Con questa salita abbiamo raggiunto il principale obiettivo del viaggio e soddisfatti possiamo tornare a Trieste.

L’Islanda come già detto è un paese vivo. Nascono e muoiono vulcani continuamente. Il paesaggio evolve continuamente.

La forma dei vulcani la conosciamo tutti, il magma però può uscire anche attraverso delle fessure che si aprono nel suolo fino a costruire in pochi giorni un nuovo cono vulcanico. Questo è quello che è successo tra l’ottobre 2023 e l’aprile 2024 nell’area di Grindavik .

Arrivati a Reykjavik e spinti dalle istruzioni degli amici che ci hanno preceduto, andiamo a cercare il neonato vulcano.

Lo spettacolo è unico. Un calderone di magma che ribolle e regala giochi pirotecnici e di luce che ci tengono fermi immobili a osservare il “palpito della Terra”.

Così ci saluta l’Islanda ricordandoci ancora una volta che la Terra è viva. Lo fa facendosi capire anche da noi, piccole scintille nel tempo geologico, conferendo una dimensione temporale a noi consona dei fenomeni geologici. Nel nostro breve viaggio, abbiamo calpestato rocce di sole 2 settimane di vita, non  di 180 milioni di anni e più come siamo soliti fare sui monti di casa, più antichi ma non per questo meno vivi.

Con gli occhi, la mente ed il cuore pieni di bellezza salutiamo l’Islanda, dove abbiamo lasciato nella neve la nostra effimera “traccia” che ben presto sole, vento e neve cancelleranno.
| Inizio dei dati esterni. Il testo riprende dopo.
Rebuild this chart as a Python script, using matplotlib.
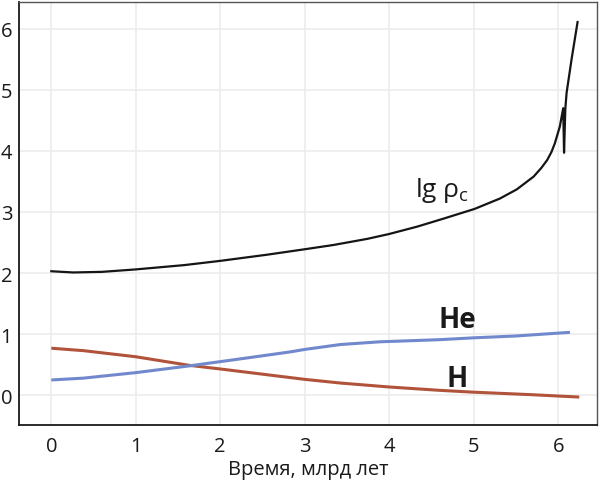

Rimarranno i ricordi.

Torniamo diversi da come siamo partiti. Ognuno porta dentro di sé un piccolo cambiamento, a noi saperlo cogliere e coltivare.

La terra che abbiamo visitato sa esprimersi con forza, determinazione, imponendo delle regole. Non per una cieca obbedienza ma per entrare in contatto con essa, una convivenza costruttiva. Compiendo questi viaggi, noi speriamo di trovare modi per svolgere le nostre attività e condurre le nostre vite che sappiano adattarsi alle diverse situazioni, plasmarsi a seconda delle occasioni. Sempre nel pieno rispetto di sé stessi e in equilibrio con ciò che ci circonda.